The strength, flexibility, transparency and high electrical conductivity of single-layer graphene make it a potentially unique and valuable material for the next generation of electronic devices. Made of carbon atoms arranged in a honeycomb pattern – think of a chicken-wire fence – it is 97 percent transparent and 1,000 times stronger than steel.
Researchers are working on ways to tune the properties of graphene for specific electronic applications. One way to do that is by doping – introducing small amounts of other elements, such as nitrogen or phosphorus, that either add or subtract electrons from the system. Widely used in silicon technology, doping has been carried out experimentally in single-layer graphene sheets; but until now, the details of how the dopant atoms fit into the sheet and bond with their carbon neighbors remained elusive. In a study reported Aug. 9 in Science, researchers from Columbia University, Sejong University in Korea and SLAC and Brookhaven national laboratories used a combination of four techniques to make the first detailed images of nitrogen-doped graphene film.

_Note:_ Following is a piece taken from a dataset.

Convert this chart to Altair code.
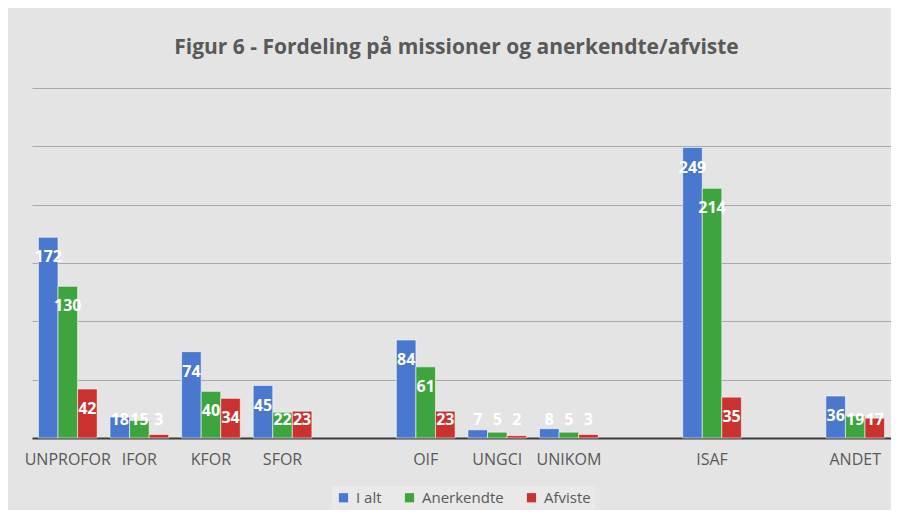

They showed that individual nitrogen atoms had taken the places of carbon atoms in the two-dimensional sheet; that about half of the extra electron contributed by each nitrogen atom was distributed throughout the graphene lattice; and that this changed the electronic structure of the graphene sheet only within a short distance – about the width of two carbon atoms – from the dopant atoms. The ability to control the electronic structure at the atomic level has important implications for tuning the unique electronic properties of graphene for particular device applications.
“We’re not trying to work on existing systems and make them better. We’re looking for new directions that can potentially enable much higher efficiencies,” said paper co-author Theanne Schiros, a surface scientist at the Department of Energy’s Energy Frontier Research Center at Columbia, who is investigating graphene as a possible electrode for novel photovoltaic devices.